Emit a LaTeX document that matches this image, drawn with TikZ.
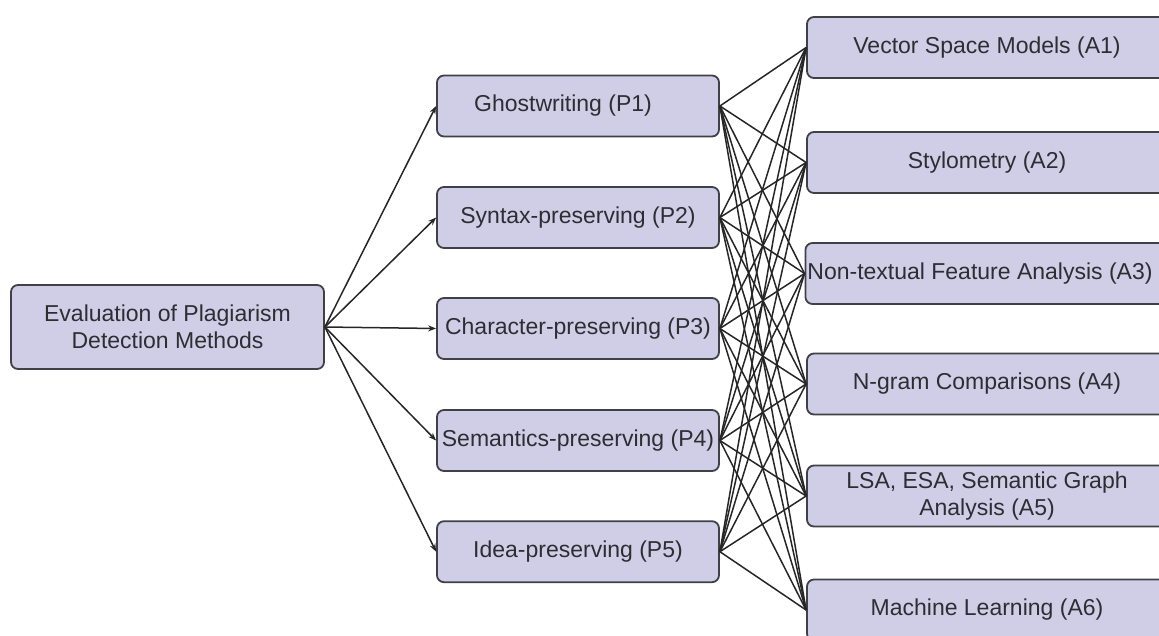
\documentclass[tikz,border=0pt]{standalone}
\usepackage{fontspec}
\setmainfont{Liberation Sans}
\usetikzlibrary{arrows.meta}
\definecolor{boxfill}{RGB}{208,205,231}
\definecolor{boxline}{RGB}{64,64,70}
\definecolor{txt}{RGB}{45,45,50}
\tikzset{
  box/.style={draw=boxline, fill=boxfill, line width=1.8pt, rounded corners=7pt,
    text=txt, align=center, inner sep=2pt,
    font=\fontsize{23}{27}\selectfont},
  rootbox/.style={box, minimum width=313pt, minimum height=84pt},
  pbox/.style={box, minimum width=282pt, minimum height=61pt},
  abox/.style={box, minimum width=360pt, minimum height=61pt},
  link/.style={draw=black!85, line width=1.5pt},
  arr/.style={link, -{Stealth[length=8pt,width=6pt]}}
}
\begin{document}
\begin{tikzpicture}[x=1pt,y=-1pt]
\useasboundingbox (0,0) rectangle (1159,635);
\begin{scope}
\clip (0,0) rectangle (1159,635);
\node[rootbox] (root) at (167.5,327) {Evaluation of Plagiarism\\Detection Methods};

\node[pbox] (p1) at (578,106) {\hspace*{-30pt}Ghostwriting (P1)};
\node[pbox] (p2) at (578,217.5) {Syntax-preserving (P2)};
\node[pbox] (p3) at (578,328.5) {Character-preserving (P3)};
\node[pbox] (p4) at (578,440.5) {Semantics-preserving (P4)};
\node[pbox] (p5) at (578,551.7) {Idea-preserving (P5)};

\node[abox] (a1) at (987,47.5) {Vector Space Models (A1)};
\node[abox] (a2) at (987,162.5) {Stylometry (A2)};
\node[abox] (a3) at (987,273.5) {Non-textual Feature Analysis (A3)\hspace*{14pt}};
\node[abox] (a4) at (987,384) {N-gram Comparisons (A4)};
\node[abox] (a5) at (987,496) {LSA, ESA, Semantic Graph\\Analysis (A5)};
\node[abox] (a6) at (987,610) {Machine Learning (A6)};

\foreach \i in {1,...,5}{
  \draw[arr] (root.east) -- (p\i.west);
  \foreach \j in {1,...,6}{
    \draw[link] (p\i.east) -- (a\j.west);
  }
}
\end{scope}
\end{tikzpicture}
\end{document}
_ _ _
* DIRECTIVE *
Every line from the start of the listing above through the line with "(a6) at (987,610)" should be repeated exactly; skip the pictures and add nothing else.

* EXERCISE RESPONSE *
Emit a LaTeX document that matches this image, drawn with TikZ.
\documentclass[tikz,border=0pt]{standalone}
\usepackage{fontspec}
\setmainfont{Liberation Sans}
\usetikzlibrary{arrows.meta}
\definecolor{boxfill}{RGB}{208,205,231}
\definecolor{boxline}{RGB}{64,64,70}
\definecolor{txt}{RGB}{45,45,50}
\tikzset{
  box/.style={draw=boxline, fill=boxfill, line width=1.8pt, rounded corners=7pt,
    text=txt, align=center, inner sep=2pt,
    font=\fontsize{23}{27}\selectfont},
  rootbox/.style={box, minimum width=313pt, minimum height=84pt},
  pbox/.style={box, minimum width=282pt, minimum height=61pt},
  abox/.style={box, minimum width=360pt, minimum height=61pt},
  link/.style={draw=black!85, line width=1.5pt},
  arr/.style={link, -{Stealth[length=8pt,width=6pt]}}
}
\begin{document}
\begin{tikzpicture}[x=1pt,y=-1pt]
\useasboundingbox (0,0) rectangle (1159,635);
\begin{scope}
\clip (0,0) rectangle (1159,635);
\node[rootbox] (root) at (167.5,327) {Evaluation of Plagiarism\\Detection Methods};

\node[pbox] (p1) at (578,106) {\hspace*{-30pt}Ghostwriting (P1)};
\node[pbox] (p2) at (578,217.5) {Syntax-preserving (P2)};
\node[pbox] (p3) at (578,328.5) {Character-preserving (P3)};
\node[pbox] (p4) at (578,440.5) {Semantics-preserving (P4)};
\node[pbox] (p5) at (578,551.7) {Idea-preserving (P5)};

\node[abox] (a1) at (987,47.5) {Vector Space Models (A1)};
\node[abox] (a2) at (987,162.5) {Stylometry (A2)};
\node[abox] (a3) at (987,273.5) {Non-textual Feature Analysis (A3)\hspace*{14pt}};
\node[abox] (a4) at (987,384) {N-gram Comparisons (A4)};
\node[abox] (a5) at (987,496) {LSA, ESA, Semantic Graph\\Analysis (A5)};
\node[abox] (a6) at (987,610) {Machine Learning (A6)};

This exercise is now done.